§ **THE TASK**
Could you give the data below again, exactly and completely?

+ + + +

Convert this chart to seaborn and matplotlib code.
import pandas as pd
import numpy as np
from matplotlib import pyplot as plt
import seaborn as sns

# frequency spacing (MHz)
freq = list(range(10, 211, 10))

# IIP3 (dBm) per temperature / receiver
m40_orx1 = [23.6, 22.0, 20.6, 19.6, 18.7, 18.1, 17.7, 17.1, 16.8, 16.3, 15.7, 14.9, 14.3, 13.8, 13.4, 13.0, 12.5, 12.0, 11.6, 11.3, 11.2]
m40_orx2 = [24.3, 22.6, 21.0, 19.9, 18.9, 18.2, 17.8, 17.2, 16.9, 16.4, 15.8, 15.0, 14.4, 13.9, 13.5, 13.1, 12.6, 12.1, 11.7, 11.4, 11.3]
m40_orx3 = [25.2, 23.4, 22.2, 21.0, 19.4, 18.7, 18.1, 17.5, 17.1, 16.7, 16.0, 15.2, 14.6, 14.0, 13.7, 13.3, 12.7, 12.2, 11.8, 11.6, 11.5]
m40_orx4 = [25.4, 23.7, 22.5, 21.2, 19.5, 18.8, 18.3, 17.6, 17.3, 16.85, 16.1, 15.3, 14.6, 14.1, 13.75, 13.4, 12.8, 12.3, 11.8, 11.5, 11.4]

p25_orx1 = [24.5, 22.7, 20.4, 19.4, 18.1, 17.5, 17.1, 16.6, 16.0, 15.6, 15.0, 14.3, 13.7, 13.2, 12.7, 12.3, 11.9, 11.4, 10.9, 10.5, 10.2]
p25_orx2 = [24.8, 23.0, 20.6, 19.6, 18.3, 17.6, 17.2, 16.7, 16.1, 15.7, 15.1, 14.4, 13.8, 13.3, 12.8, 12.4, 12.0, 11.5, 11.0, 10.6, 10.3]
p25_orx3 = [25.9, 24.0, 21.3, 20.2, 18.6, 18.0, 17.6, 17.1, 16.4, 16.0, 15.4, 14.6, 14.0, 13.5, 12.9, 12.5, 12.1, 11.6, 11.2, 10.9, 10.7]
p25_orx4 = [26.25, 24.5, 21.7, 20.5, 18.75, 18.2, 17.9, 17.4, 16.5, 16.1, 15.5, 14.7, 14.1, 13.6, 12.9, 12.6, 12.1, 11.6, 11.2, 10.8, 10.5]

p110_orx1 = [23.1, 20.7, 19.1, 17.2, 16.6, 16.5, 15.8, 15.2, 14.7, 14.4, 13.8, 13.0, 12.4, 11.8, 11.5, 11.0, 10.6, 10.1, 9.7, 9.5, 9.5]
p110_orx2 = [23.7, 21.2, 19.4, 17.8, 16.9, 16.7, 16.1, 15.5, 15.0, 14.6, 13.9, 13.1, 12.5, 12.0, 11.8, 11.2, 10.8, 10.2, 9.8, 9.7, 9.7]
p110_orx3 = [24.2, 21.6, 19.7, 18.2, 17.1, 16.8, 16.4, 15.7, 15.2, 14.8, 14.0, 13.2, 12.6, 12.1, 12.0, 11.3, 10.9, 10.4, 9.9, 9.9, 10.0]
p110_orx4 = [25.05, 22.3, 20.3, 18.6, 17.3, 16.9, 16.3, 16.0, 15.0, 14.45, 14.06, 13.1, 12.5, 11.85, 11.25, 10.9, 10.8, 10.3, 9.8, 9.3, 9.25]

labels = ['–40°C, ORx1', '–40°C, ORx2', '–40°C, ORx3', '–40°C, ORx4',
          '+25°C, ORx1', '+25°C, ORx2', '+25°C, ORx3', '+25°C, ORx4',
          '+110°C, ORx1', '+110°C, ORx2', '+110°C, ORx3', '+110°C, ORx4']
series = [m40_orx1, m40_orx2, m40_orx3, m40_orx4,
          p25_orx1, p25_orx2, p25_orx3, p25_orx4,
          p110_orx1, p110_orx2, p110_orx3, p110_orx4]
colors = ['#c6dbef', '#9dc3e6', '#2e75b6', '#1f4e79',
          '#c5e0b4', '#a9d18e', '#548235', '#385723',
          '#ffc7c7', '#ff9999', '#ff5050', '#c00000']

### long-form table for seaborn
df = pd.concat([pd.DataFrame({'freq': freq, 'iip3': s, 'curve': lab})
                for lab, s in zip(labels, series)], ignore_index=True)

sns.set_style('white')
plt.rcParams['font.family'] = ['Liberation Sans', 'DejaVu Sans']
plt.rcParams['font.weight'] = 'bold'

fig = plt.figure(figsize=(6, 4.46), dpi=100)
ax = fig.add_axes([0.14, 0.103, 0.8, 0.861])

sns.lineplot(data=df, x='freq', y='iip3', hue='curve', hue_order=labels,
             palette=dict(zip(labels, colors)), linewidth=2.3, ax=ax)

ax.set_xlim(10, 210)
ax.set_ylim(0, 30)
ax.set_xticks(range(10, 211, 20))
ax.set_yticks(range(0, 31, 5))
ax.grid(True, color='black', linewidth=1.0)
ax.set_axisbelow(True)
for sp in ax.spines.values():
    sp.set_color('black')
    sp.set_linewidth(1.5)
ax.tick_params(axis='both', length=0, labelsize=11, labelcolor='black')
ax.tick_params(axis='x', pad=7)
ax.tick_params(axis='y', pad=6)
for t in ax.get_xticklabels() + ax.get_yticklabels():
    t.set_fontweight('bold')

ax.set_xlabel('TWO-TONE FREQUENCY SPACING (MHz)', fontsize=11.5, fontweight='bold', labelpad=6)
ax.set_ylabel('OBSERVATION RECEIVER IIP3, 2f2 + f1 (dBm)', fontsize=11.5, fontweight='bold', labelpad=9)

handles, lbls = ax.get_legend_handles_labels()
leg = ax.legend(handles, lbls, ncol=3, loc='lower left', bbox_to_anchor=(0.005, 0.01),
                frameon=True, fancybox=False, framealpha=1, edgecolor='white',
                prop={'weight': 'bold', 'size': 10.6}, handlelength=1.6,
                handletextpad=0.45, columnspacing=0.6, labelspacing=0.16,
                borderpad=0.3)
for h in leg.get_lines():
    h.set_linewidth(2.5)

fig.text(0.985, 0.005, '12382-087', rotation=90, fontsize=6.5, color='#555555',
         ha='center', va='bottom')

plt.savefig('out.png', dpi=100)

+ + + +

§ **EXERCISE SOLUTION**
Convert this chart to seaborn and matplotlib code.
import pandas as pd
import numpy as np
from matplotlib import pyplot as plt
import seaborn as sns

# frequency spacing (MHz)
freq = list(range(10, 211, 10))

# IIP3 (dBm) per temperature / receiver
m40_orx1 = [23.6, 22.0, 20.6, 19.6, 18.7, 18.1, 17.7, 17.1, 16.8, 16.3, 15.7, 14.9, 14.3, 13.8, 13.4, 13.0, 12.5, 12.0, 11.6, 11.3, 11.2]
m40_orx2 = [24.3, 22.6, 21.0, 19.9, 18.9, 18.2, 17.8, 17.2, 16.9, 16.4, 15.8, 15.0, 14.4, 13.9, 13.5, 13.1, 12.6, 12.1, 11.7, 11.4, 11.3]
m40_orx3 = [25.2, 23.4, 22.2, 21.0, 19.4, 18.7, 18.1, 17.5, 17.1, 16.7, 16.0, 15.2, 14.6, 14.0, 13.7, 13.3, 12.7, 12.2, 11.8, 11.6, 11.5]
m40_orx4 = [25.4, 23.7, 22.5, 21.2, 19.5, 18.8, 18.3, 17.6, 17.3, 16.85, 16.1, 15.3, 14.6, 14.1, 13.75, 13.4, 12.8, 12.3, 11.8, 11.5, 11.4]

p25_orx1 = [24.5, 22.7, 20.4, 19.4, 18.1, 17.5, 17.1, 16.6, 16.0, 15.6, 15.0, 14.3, 13.7, 13.2, 12.7, 12.3, 11.9, 11.4, 10.9, 10.5, 10.2]
p25_orx2 = [24.8, 23.0, 20.6, 19.6, 18.3, 17.6, 17.2, 16.7, 16.1, 15.7, 15.1, 14.4, 13.8, 13.3, 12.8, 12.4, 12.0, 11.5, 11.0, 10.6, 10.3]
p25_orx3 = [25.9, 24.0, 21.3, 20.2, 18.6, 18.0, 17.6, 17.1, 16.4, 16.0, 15.4, 14.6, 14.0, 13.5, 12.9, 12.5, 12.1, 11.6, 11.2, 10.9, 10.7]
p25_orx4 = [26.25, 24.5, 21.7, 20.5, 18.75, 18.2, 17.9, 17.4, 16.5, 16.1, 15.5, 14.7, 14.1, 13.6, 12.9, 12.6, 12.1, 11.6, 11.2, 10.8, 10.5]

p110_orx1 = [23.1, 20.7, 19.1, 17.2, 16.6, 16.5, 15.8, 15.2, 14.7, 14.4, 13.8, 13.0, 12.4, 11.8, 11.5, 11.0, 10.6, 10.1, 9.7, 9.5, 9.5]
p110_orx2 = [23.7, 21.2, 19.4, 17.8, 16.9, 16.7, 16.1, 15.5, 15.0, 14.6, 13.9, 13.1, 12.5, 12.0, 11.8, 11.2, 10.8, 10.2, 9.8, 9.7, 9.7]
p110_orx3 = [24.2, 21.6, 19.7, 18.2, 17.1, 16.8, 16.4, 15.7, 15.2, 14.8, 14.0, 13.2, 12.6, 12.1, 12.0, 11.3, 10.9, 10.4, 9.9, 9.9, 10.0]
p110_orx4 = [25.05, 22.3, 20.3, 18.6, 17.3, 16.9, 16.3, 16.0, 15.0, 14.45, 14.06, 13.1, 12.5, 11.85, 11.25, 10.9, 10.8, 10.3, 9.8, 9.3, 9.25]

labels = ['–40°C, ORx1', '–40°C, ORx2', '–40°C, ORx3', '–40°C, ORx4',
          '+25°C, ORx1', '+25°C, ORx2', '+25°C, ORx3', '+25°C, ORx4',
          '+110°C, ORx1', '+110°C, ORx2', '+110°C, ORx3', '+110°C, ORx4']
series = [m40_orx1, m40_orx2, m40_orx3, m40_orx4,
          p25_orx1, p25_orx2, p25_orx3, p25_orx4,
          p110_orx1, p110_orx2, p110_orx3, p110_orx4]
colors = ['#c6dbef', '#9dc3e6', '#2e75b6', '#1f4e79',
          '#c5e0b4', '#a9d18e', '#548235', '#385723',
          '#ffc7c7', '#ff9999', '#ff5050', '#c00000']

### long-form table for seaborn
df = pd.concat([pd.DataFrame({'freq': freq, 'iip3': s, 'curve': lab})
                for lab, s in zip(labels, series)], ignore_index=True)

sns.set_style('white')
plt.rcParams['font.family'] = ['Liberation Sans', 'DejaVu Sans']
plt.rcParams['font.weight'] = 'bold'

fig = plt.figure(figsize=(6, 4.46), dpi=100)
ax = fig.add_axes([0.14, 0.103, 0.8, 0.861])

sns.lineplot(data=df, x='freq', y='iip3', hue='curve', hue_order=labels,
             palette=dict(zip(labels, colors)), linewidth=2.3, ax=ax)

ax.set_xlim(10, 210)
ax.set_ylim(0, 30)
ax.set_xticks(range(10, 211, 20))
ax.set_yticks(range(0, 31, 5))
ax.grid(True, color='black', linewidth=1.0)
ax.set_axisbelow(True)
for sp in ax.spines.values():
    sp.set_color('black')
    sp.set_linewidth(1.5)
ax.tick_params(axis='both', length=0, labelsize=11, labelcolor='black')
ax.tick_params(axis='x', pad=7)
ax.tick_params(axis='y', pad=6)
for t in ax.get_xticklabels() + ax.get_yticklabels():
    t.set_fontweight('bold')

ax.set_xlabel('TWO-TONE FREQUENCY SPACING (MHz)', fontsize=11.5, fontweight='bold', labelpad=6)
ax.set_ylabel('OBSERVATION RECEIVER IIP3, 2f2 + f1 (dBm)', fontsize=11.5, fontweight='bold', labelpad=9)

handles, lbls = ax.get_legend_handles_labels()
leg = ax.legend(handles, lbls, ncol=3, loc='lower left', bbox_to_anchor=(0.005, 0.01),
                frameon=True, fancybox=False, framealpha=1, edgecolor='white',
                prop={'weight': 'bold', 'size': 10.6}, handlelength=1.6,
                handletextpad=0.45, columnspacing=0.6, labelspacing=0.16,
                borderpad=0.3)
for h in leg.get_lines():
    h.set_linewidth(2.5)

fig.text(0.985, 0.005, '12382-087', rotation=90, fontsize=6.5, color='#555555',
         ha='center', va='bottom')

plt.savefig('out.png', dpi=100)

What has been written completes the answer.